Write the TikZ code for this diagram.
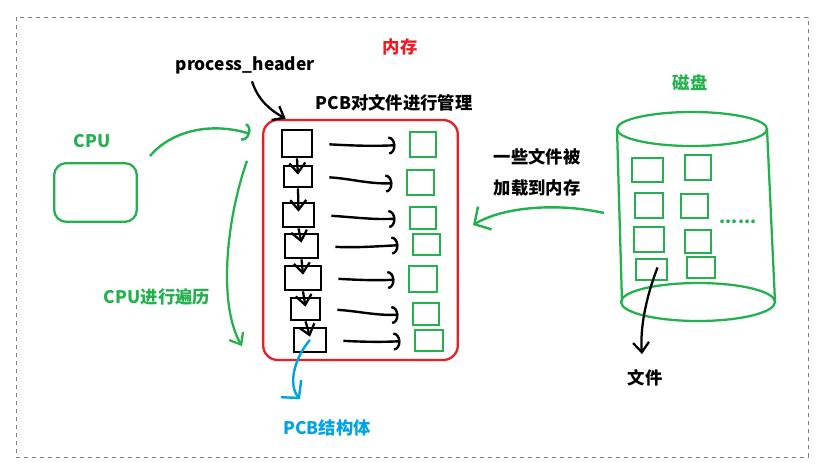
\documentclass[tikz,border=0pt]{standalone}
\usepackage{fontspec}
\setmainfont{Noto Sans CJK SC}
\usepackage{tikz}
\usetikzlibrary{arrows.meta, calc}
\definecolor{pcbred}{HTML}{ED1C24}
\definecolor{pcbgreen}{HTML}{22B14C}
\definecolor{pcbblue}{HTML}{00A2E8}
\definecolor{pcbgray}{HTML}{7F7F7F}
\tikzset{
  lbl/.style={font=\bfseries\fontsize{13}{15}\selectfont, inner sep=1pt},
  pcbbox/.style={draw=black, line width=2pt, inner sep=0pt},
  filebox/.style={draw=pcbgreen, line width=1.7pt, inner sep=0pt},
  membox/.style={draw=pcbred, line width=1.7pt, rounded corners=11pt, inner sep=0pt},
  cpubox/.style={draw=pcbgreen, line width=1.7pt, rounded corners=9pt, inner sep=0pt},
  arcarrow/.style={-{Arc Barb[length=1.8mm,width=4.8mm]}, line width=1.8pt},
  chain/.style={-{Straight Barb[length=2.6mm,width=4.2mm]}, line width=1.7pt},
  bigarrow/.style={-{Straight Barb[length=3.2mm,width=7mm]}, line width=1.8pt}
}

\begin{document}
\begin{tikzpicture}[x=0.75pt, y=-0.75pt]
  \useasboundingbox (0,0) rectangle (824,468);
  \draw[pcbgray, dashed, line width=0.6pt] (16,17) rectangle (808,457);

  % memory
  \node[membox, minimum width=146pt, minimum height=180pt] (mem) at (360.5,240) {};
  \node[lbl, text=pcbred] (memlbl) at (400,47) {内存};
  \node[lbl] (header) at (245,65) {process\_header};
  \node[lbl] (mgmt) at (394,103) {PCB对文件进行管理};

  \foreach \n/\x/\y/\w/\h in {1/297/143.5/30/27, 2/298/176.5/28/21, 3/298.5/215/31/24,
      4/301.5/246/33/24, 5/303/278/36/24, 6/305.5/309/29/22, 7/310/340/32/24}
    \node[pcbbox, minimum width=\w*0.75pt, minimum height=\h*0.75pt] (pcb\n) at (\x,\y) {};
  \foreach \n/\x/\y/\w/\h in {1/423/144.5/26/25, 2/420.5/182.5/27/25, 3/423/218/26/22,
      4/426.5/244.5/27/21, 5/423/279/28/26, 6/426/314/26/22, 7/429/340.5/28/21}
    \node[filebox, minimum width=\w*0.75pt, minimum height=\h*0.75pt] (file\n) at (\x,\y) {};

  \foreach \i [evaluate=\i as \j using int(\i+1)] in {1,...,6}
    \draw[chain] (pcb\i.south) -- ($(pcb\j.north)+(0,10)$);
  \foreach \i in {1,...,7}
    \draw[arcarrow, shorten <=12pt, shorten >=10pt] (pcb\i.east) to[out=-3, in=183] (file\i.west);

  \draw[chain] ($(header.south)+(7,6)$) .. controls (258,100) and (270,110) .. ($(pcb1.north west)+(5,-10)$);

  % pcb struct
  \node[lbl, text=pcbblue] (pcbstruct) at (327,428) {PCB结构体};
  \draw[bigarrow, draw=pcbblue] (pcb7.center) .. controls (294,358) and (288,385) .. ($(pcbstruct.north)+(-27,-19)$);

  % cpu
  \node[cpubox, minimum width=62pt, minimum height=44pt] (cpu) at (95.5,192.5) {};
  \node[lbl, text=pcbgreen] (cpulbl) at (92,141) {CPU};
  \draw[arcarrow, draw=pcbgreen] ($(cpu.north east)+(12,-6)$) .. controls (172,130) and (212,122) .. ($(mem.north west)+(-12,15)$);
  \node[lbl, text=pcbgreen] (trav) at (157,297) {CPU进行遍历};
  \draw[chain, draw=pcbgreen] ($(mem.north west)+(-15,42)$) .. controls (226,220) and (218,305) .. ($(mem.south west)+(-20,-15)$);

  % disk
  \node[lbl, text=pcbgreen] (disklbl) at (690,83) {磁盘};
  \draw[pcbgreen, line width=1.7pt] (692,129) ellipse [x radius=75, y radius=17];
  \draw[pcbgreen, line width=1.7pt] (698,302) ellipse [x radius=77, y radius=19];
  \draw[pcbgreen, line width=1.7pt] (617,129) -- (622,302) (767,129) -- (775,302);
  \foreach \n/\x/\y/\w/\h in {1/647.5/170/31/24, 2/698/167.5/26/25, 3/649/205.5/28/25,
      4/694.5/206/27/24, 5/649/239.5/30/25, 6/698/241.5/26/23, 7/651.5/269.5/31/21, 8/701/267.5/28/21}
    \node[filebox, minimum width=\w*0.75pt, minimum height=\h*0.75pt] (d\n) at (\x,\y) {};
  \node[lbl, text=pcbgreen] (dots) at (738,222) {......};
  \coordinate (diskw) at (604,213);

  \node[lbl] (load1) at (537,157) {一些文件被};
  \node[lbl] (load2) at (537,188) {加载到内存};
  \draw[bigarrow, draw=pcbgreen] (diskw) .. controls (560,203) and (505,206) .. ($(mem.east)+(14,-15)$);

  \node[lbl] (filetxt) at (645,378) {文件};
  \draw[chain] ($(d7.center)+(6,-2)$) .. controls (645,300) and (640,330) .. ($(filetxt.north)+(-3,-14)$);
\end{tikzpicture}
\end{document}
—————
Request>
Restate exactly, please, only the lines between the start of the data and the line containing "(mgmt) at (394,103)", both ends included, skipping the pictures.

Output for this exercise>
Write the TikZ code for this diagram.
\documentclass[tikz,border=0pt]{standalone}
\usepackage{fontspec}
\setmainfont{Noto Sans CJK SC}
\usepackage{tikz}
\usetikzlibrary{arrows.meta, calc}
\definecolor{pcbred}{HTML}{ED1C24}
\definecolor{pcbgreen}{HTML}{22B14C}
\definecolor{pcbblue}{HTML}{00A2E8}
\definecolor{pcbgray}{HTML}{7F7F7F}
\tikzset{
  lbl/.style={font=\bfseries\fontsize{13}{15}\selectfont, inner sep=1pt},
  pcbbox/.style={draw=black, line width=2pt, inner sep=0pt},
  filebox/.style={draw=pcbgreen, line width=1.7pt, inner sep=0pt},
  membox/.style={draw=pcbred, line width=1.7pt, rounded corners=11pt, inner sep=0pt},
  cpubox/.style={draw=pcbgreen, line width=1.7pt, rounded corners=9pt, inner sep=0pt},
  arcarrow/.style={-{Arc Barb[length=1.8mm,width=4.8mm]}, line width=1.8pt},
  chain/.style={-{Straight Barb[length=2.6mm,width=4.2mm]}, line width=1.7pt},
  bigarrow/.style={-{Straight Barb[length=3.2mm,width=7mm]}, line width=1.8pt}
}

\begin{document}
\begin{tikzpicture}[x=0.75pt, y=-0.75pt]
  \useasboundingbox (0,0) rectangle (824,468);
  \draw[pcbgray, dashed, line width=0.6pt] (16,17) rectangle (808,457);

  % memory
  \node[membox, minimum width=146pt, minimum height=180pt] (mem) at (360.5,240) {};
  \node[lbl, text=pcbred] (memlbl) at (400,47) {内存};
  \node[lbl] (header) at (245,65) {process\_header};
  \node[lbl] (mgmt) at (394,103) {PCB对文件进行管理};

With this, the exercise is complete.